Personal Finance - Many travel writers fund their own travel until they are associated with a specific newspaper or magazine, or until they have made it far enough into their career. This would mean that financial management would be an important skill to grasp in high school and perhaps keep up with throughout college.
Emerson College - Boston, MA
Emerson College provides a dynamic approach to journalism that immerses their students in a culture of storytelling and stresses the use of social media platforms in order to reach the majority of the public. Their being in a large city like Boston provides a fast-paced environment and proximity to large publications, most famous being The Boston Globe. Students who graduate with a degree in journalism from Emerson College generally have high starting salaries and land more solid jobs than their competitors due to their cultivation as a journalist.

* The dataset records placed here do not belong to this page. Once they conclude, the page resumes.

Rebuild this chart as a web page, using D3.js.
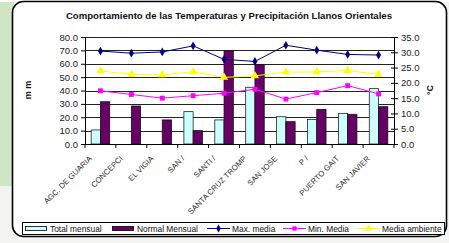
<!DOCTYPE html>
<html><head><meta charset="utf-8">
<script src="https://cdn.jsdelivr.net/npm/d3@7"></script>
<style>body{margin:0;padding:0;background:#fff}svg{display:block;font-family:"Liberation Sans",Arial,sans-serif}</style>
</head><body>
<script>
const categories = ["AGC. DE GUARIA","CONCEPCI","EL VIGIA","SAN /","SANTI /","SANTA CRUZ TROMP","SAN JOSE","P /","PUERTO GAIT","SAN JAVIER"];
const totalMensual = [10.5, 0, 0, 24.2, 18.0, 42.4, 20.4, 18.4, 22.9, 41.4];
const normalMensual = [31.6, 28.4, 18.0, 10.0, 69.8, 59.3, 16.7, 25.9, 22.2, 27.9];
const maxMedia = [30.4, 29.7, 30.1, 32.1, 27.7, 27.0, 32.3, 30.7, 29.3, 29.1];
const minMedia = [17.4, 16.2, 15.0, 15.8, 16.6, 17.9, 14.7, 16.8, 19.1, 16.4];
const mediaAmbiente = [23.9, 22.8, 22.6, 23.6, 21.8, 22.3, 23.5, 23.6, 24.0, 22.8];
const leftTicks = [0,10,20,30,40,50,60,70,80];
const rightTicks = [0,5,10,15,20,25,30,35];
const title = "Comportamiento de las Temperaturas y Precipitación Llanos Orientales";

const W = 449, H = 243;
const svg = d3.select("body").append("svg").attr("width", W).attr("height", H);

// page background
svg.append("rect").attr("width", W).attr("height", H).attr("fill", "#f3f3f1");
svg.append("rect").attr("x", 0).attr("y", 0).attr("width", 14).attr("height", 186).attr("fill", "#cfe6c6");
svg.append("rect").attr("x", 0).attr("y", 0).attr("width", W).attr("height", 2).attr("fill", "#ffffff");

// chart box
svg.append("rect").attr("x", 12.5).attr("y", 1.5).attr("width", 434).attr("height", 235)
  .attr("rx", 11).attr("ry", 11).attr("fill", "#fff").attr("stroke", "#000").attr("stroke-width", 1.6);

svg.append("text").attr("x", 229).attr("y", 19).attr("text-anchor", "middle")
  .attr("font-size", 9.6).attr("font-weight", "bold").attr("fill", "#111").text(title);

const px0 = 85, px1 = 394, pyT = 37, pyB = 144;
const x = d3.scaleBand().domain(categories).range([px0, px1]).padding(0);
const yL = d3.scaleLinear().domain([0, 80]).range([pyB, pyT]);
const yR = d3.scaleLinear().domain([0, 35]).range([pyB, pyT]);

const g = svg.append("g");
// gridlines
g.selectAll(".grid").data(leftTicks.filter(d => d > 0)).join("line")
  .attr("x1", px0).attr("x2", px1)
  .attr("y1", d => Math.round(yL(d)) + 0.5).attr("y2", d => Math.round(yL(d)) + 0.5)
  .attr("stroke", "#222").attr("stroke-width", 1);

// bars
const bw = x.step() * 0.3;
const cx = d => x(d) + x.bandwidth() / 2;
g.selectAll(".bt").data(categories.map((c, i) => ({c, v: totalMensual[i]})).filter(d => d.v > 0)).join("rect")
  .attr("x", d => cx(d.c) - bw).attr("width", bw)
  .attr("y", d => yL(d.v)).attr("height", d => yL(0) - yL(d.v))
  .attr("fill", "#ccffff").attr("stroke", "#222").attr("stroke-width", 0.8);
g.selectAll(".bn").data(categories.map((c, i) => ({c, v: normalMensual[i]})).filter(d => d.v > 0)).join("rect")
  .attr("x", d => cx(d.c)).attr("width", bw)
  .attr("y", d => yL(d.v)).attr("height", d => yL(0) - yL(d.v))
  .attr("fill", "#660066").attr("stroke", "#111").attr("stroke-width", 0.8);

// lines
function series(vals, color, sym, size) {
  const pts = categories.map((c, i) => [cx(c), yR(vals[i])]);
  g.append("path").attr("d", d3.line()(pts)).attr("fill", "none").attr("stroke", color).attr("stroke-width", 1);
  g.selectAll(null).data(pts).join("path")
    .attr("transform", d => `translate(${d[0]},${d[1]})`)
    .attr("d", d3.symbol().type(sym).size(size)).attr("fill", color);
}
series(mediaAmbiente, "#ffff00", d3.symbolTriangle, 30);
series(minMedia, "#ff00ff", d3.symbolSquare, 24);
series(maxMedia, "#000080", d3.symbolDiamond, 22);

// axes
const axL = svg.append("g").attr("transform", `translate(${px0},0)`)
  .call(d3.axisLeft(yL).tickValues(leftTicks).tickFormat(d3.format(".1f")).tickSize(4).tickSizeOuter(0));
const axR = svg.append("g").attr("transform", `translate(${px1},0)`)
  .call(d3.axisRight(yR).tickValues(rightTicks).tickFormat(d3.format(".1f")).tickSize(4).tickSizeOuter(0));
axR.selectAll(".tick line").attr("x1", -3);
[axL, axR].forEach(a => {
  a.select(".domain").attr("stroke", "#000").attr("stroke-width", 1);
  a.selectAll(".tick line").attr("stroke", "#000");
  a.selectAll("text").attr("font-size", 9.5).attr("fill", "#222").attr("font-family", "Liberation Sans, Arial, sans-serif");
});
axR.selectAll("text").attr("x", 7);

// x axis
const axB = svg.append("g").attr("transform", `translate(0,${pyB})`);
axB.append("line").attr("x1", px0).attr("x2", px1).attr("y1", 0.5).attr("y2", 0.5).attr("stroke", "#000");
const bounds = categories.map(c => x(c)).concat([px1]);
axB.selectAll(".tk").data(bounds).join("line")
  .attr("x1", d => d).attr("x2", d => d).attr("y1", 0).attr("y2", 4).attr("stroke", "#000");
axB.selectAll(".lab").data(categories).join("text")
  .attr("transform", d => `translate(${cx(d) - 8},${15}) rotate(-45)`)
  .attr("text-anchor", "end").attr("font-size", 7.8).attr("fill", "#333")
  .text(d => d);

// axis titles
svg.append("text").attr("transform", "translate(31,90) rotate(-90)").attr("text-anchor", "middle")
  .attr("font-size", 9).attr("font-weight", "bold").attr("fill", "#111").text("m m");
svg.append("text").attr("transform", "translate(433,90) rotate(-90)").attr("text-anchor", "middle")
  .attr("font-size", 9).attr("font-weight", "bold").attr("fill", "#111").text("°C");

// legend
const lg = svg.append("g");
lg.append("rect").attr("x", 22.5).attr("y", 222.5).attr("width", 422).attr("height", 12).attr("fill", "#fff").attr("stroke", "#000");
const items = [
  {name: "Total mensual", kind: "bar", color: "#ccffff", x: 25},
  {name: "Normal Mensual", kind: "bar", color: "#660066", x: 112},
  {name: "Max. media", kind: "line", color: "#000080", sym: d3.symbolDiamond, size: 18, x: 207},
  {name: "Min. Media", kind: "line", color: "#ff00ff", sym: d3.symbolSquare, size: 18, x: 283},
  {name: "Media ambiente", kind: "line", color: "#ffff00", sym: d3.symbolTriangle, size: 22, x: 357}
];
items.forEach(it => {
  if (it.kind === "bar") {
    lg.append("rect").attr("x", it.x + 0.5).attr("y", 226.5).attr("width", 21).attr("height", 4)
      .attr("fill", it.color).attr("stroke", "#000").attr("stroke-width", 0.8);
  } else {
    lg.append("line").attr("x1", it.x).attr("x2", it.x + 23).attr("y1", 228.5).attr("y2", 228.5).attr("stroke", it.color);
    lg.append("path").attr("transform", `translate(${it.x + 11.5},228.5)`).attr("d", d3.symbol().type(it.sym).size(it.size)).attr("fill", it.color);
  }
  lg.append("text").attr("x", it.x + 25).attr("y", 231.8).attr("font-size", 8.4).attr("fill", "#111").text(it.name);
});
</script>
</body></html>
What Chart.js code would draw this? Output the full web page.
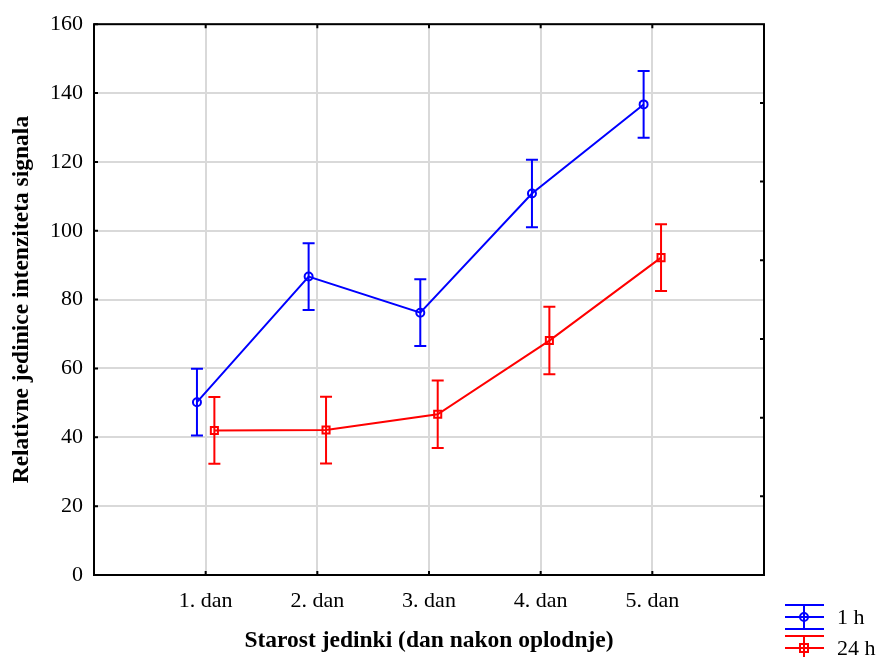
<!DOCTYPE html>
<html>
<head>
<meta charset="utf-8">
<script src="https://cdn.jsdelivr.net/npm/chart.js@4"></script>
<style>body{margin:0;background:#fff}</style>
</head>
<body>
<canvas id="chart" width="880" height="657"></canvas>
<script>
// podaci ocitani sa slike
const categories = ['1. dan', '2. dan', '3. dan', '4. dan', '5. dan'];
const seriesNames = ['1 h', '24 h'];
const values1h = [50.2, 86.7, 76.2, 110.8, 136.7];
const values24h = [42.0, 42.1, 46.7, 68.1, 92.2];
const err1h = [9.7, 9.7, 9.7, 9.8, 9.7];
const err24h = [9.7, 9.7, 9.8, 9.8, 9.7];
const colors = ['#0000ff', '#ff0000'];

const FONT = 'Liberation Serif';
const GRID = '#d9d9d9';

// pomak tacaka lijevo/desno od kategorije
function toPoints(vals, shift) {
    return vals.map((v, i) => ({x: i + 1 + shift, y: v}));
}

const errorBars = {
    id: 'errorBars',
    afterDatasetsDraw(chart) {
        const {ctx, scales: {x, y}} = chart;
        chart.data.datasets.forEach(ds => {
            ctx.save();
            ctx.strokeStyle = ds.borderColor;
            ctx.lineWidth = 2;
            ds.data.forEach((pt, j) => {
                const px = x.getPixelForValue(pt.x);
                const top = y.getPixelForValue(pt.y + ds.errors[j]);
                const bot = y.getPixelForValue(pt.y - ds.errors[j]);
                ctx.beginPath();
                ctx.moveTo(px, top); ctx.lineTo(px, bot);
                ctx.moveTo(px - 6, top); ctx.lineTo(px + 6, top);
                ctx.moveTo(px - 6, bot); ctx.lineTo(px + 6, bot);
                ctx.stroke();
            });
            ctx.restore();
        });
    }
};

const frame = {
    id: 'frame',
    afterDraw(chart) {
        const {ctx, chartArea: a, scales: {x, y}} = chart;
        ctx.save();
        ctx.strokeStyle = '#000';
        ctx.lineWidth = 2;
        ctx.strokeRect(a.left, a.top, a.width, a.height);
        ctx.beginPath();
        y.ticks.forEach(t => {
            const py = y.getPixelForValue(t.value);
            ctx.moveTo(a.left, py); ctx.lineTo(a.left + 4, py);
        });
        x.ticks.forEach(t => {
            if (t.value <= 0 || t.value >= 6) return;
            const px = x.getPixelForValue(t.value);
            ctx.moveTo(px, a.bottom); ctx.lineTo(px, a.bottom - 4);
            ctx.moveTo(px, a.top); ctx.lineTo(px, a.top + 4);
        });
        // desna osa ima 7 podjela
        for (let i = 1; i < 7; i++) {
            const py = a.bottom - i * a.height / 7;
            ctx.moveTo(a.right, py); ctx.lineTo(a.right - 4, py);
        }
        ctx.stroke();
        ctx.restore();
    }
};

const legendBox = {
    id: 'legendBox',
    afterDraw(chart) {
        const ctx = chart.ctx;
        const rows = [617, 648];
        ctx.save();
        chart.data.datasets.forEach((ds, i) => {
            const cy = rows[i];
            ctx.strokeStyle = ds.borderColor;
            ctx.lineWidth = 2;
            ctx.beginPath();
            [-12, 0, 12].forEach(d => { ctx.moveTo(785, cy + d); ctx.lineTo(824, cy + d); });
            ctx.moveTo(804, cy - 12); ctx.lineTo(804, cy + 12);
            ctx.stroke();
            ctx.beginPath();
            if (i === 0) ctx.arc(804, cy, 4, 0, Math.PI * 2);
            else ctx.rect(800, cy - 4, 8, 8);
            ctx.stroke();
            ctx.fillStyle = '#000';
            ctx.font = '22px "' + FONT + '"';
            ctx.textBaseline = 'middle';
            ctx.fillText(ds.label, 837, cy + 1);
        });
        ctx.restore();
    }
};

new Chart(document.getElementById('chart'), {
    type: 'line',
    data: {
        datasets: [
            {
                label: seriesNames[0],
                data: toPoints(values1h, -0.078),
                errors: err1h,
                borderColor: colors[0],
                borderWidth: 2,
                pointStyle: 'circle',
                pointRadius: 4,
                pointBorderWidth: 2,
                pointBackgroundColor: 'transparent',
                pointBorderColor: colors[0],
                tension: 0
            },
            {
                label: seriesNames[1],
                data: toPoints(values24h, 0.078),
                errors: err24h,
                borderColor: colors[1],
                borderWidth: 2,
                pointStyle: 'rect',
                pointRadius: 5,
                pointBorderWidth: 2,
                pointBackgroundColor: 'transparent',
                pointBorderColor: colors[1],
                tension: 0
            }
        ]
    },
    options: {
        responsive: false,
        animation: false,
        layout: {padding: {left: 0, top: 22, right: 116, bottom: 0}},
        plugins: {legend: {display: false}, tooltip: {enabled: false}},
        scales: {
            x: {
                type: 'linear',
                min: 0,
                max: 6,
                afterFit: s => { s.height = 82; },
                ticks: {
                    stepSize: 1,
                    padding: 13,
                    color: '#000',
                    font: {family: FONT, size: 22},
                    callback: v => categories[v - 1] || ''
                },
                grid: {
                    drawTicks: false,
                    lineWidth: 2,
                    color: c => (c.tick && c.tick.value > 0 && c.tick.value < 6) ? GRID : 'transparent'
                },
                border: {display: false},
                title: {
                    display: true,
                    text: 'Starost jedinki (dan nakon oplodnje)',
                    color: '#000',
                    font: {family: FONT, size: 23.5, weight: 'bold'},
                    padding: {top: 0, bottom: 2}
                }
            },
            y: {
                min: 0,
                max: 160,
                afterFit: s => { s.width = 94; },
                ticks: {
                    stepSize: 20,
                    padding: 11,
                    color: '#000',
                    font: {family: FONT, size: 22}
                },
                grid: {drawTicks: false, lineWidth: 2, color: GRID},
                border: {display: false},
                title: {
                    display: true,
                    text: 'Relativne jedinice intenziteta signala',
                    color: '#000',
                    font: {family: FONT, size: 23.5, weight: 'bold'},
                    padding: {top: 8, bottom: 0}
                }
            }
        }
    },
    plugins: [errorBars, frame, legendBox]
});
</script>
</body>
</html>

University of Texas-Austin - Austin, TX
UT-Austin is generally considered a more affordable option in comparison to Emerson. It's a world renowned public university in that it offers a broader approach to journalism. Austin's open-minded journalism major integrates communications and media studies, as well as the newly-popularized digital communication to accommodate for the generational shift from paper to technological journalism. Austin's Department of Journalism has graduated a running total of 18 Pulitzer Prize winners.
Northwestern University - Evanston, IL
Northwestern offers a unique approach to journalism that includes hands-on residency experiences to students. This program matches students with media outlets across the country and abroad in order to immerse them in the real world of journalism. Journalism is the most popular major at the prestigious university due to its well-roundedness and its liberal arts approach to learning.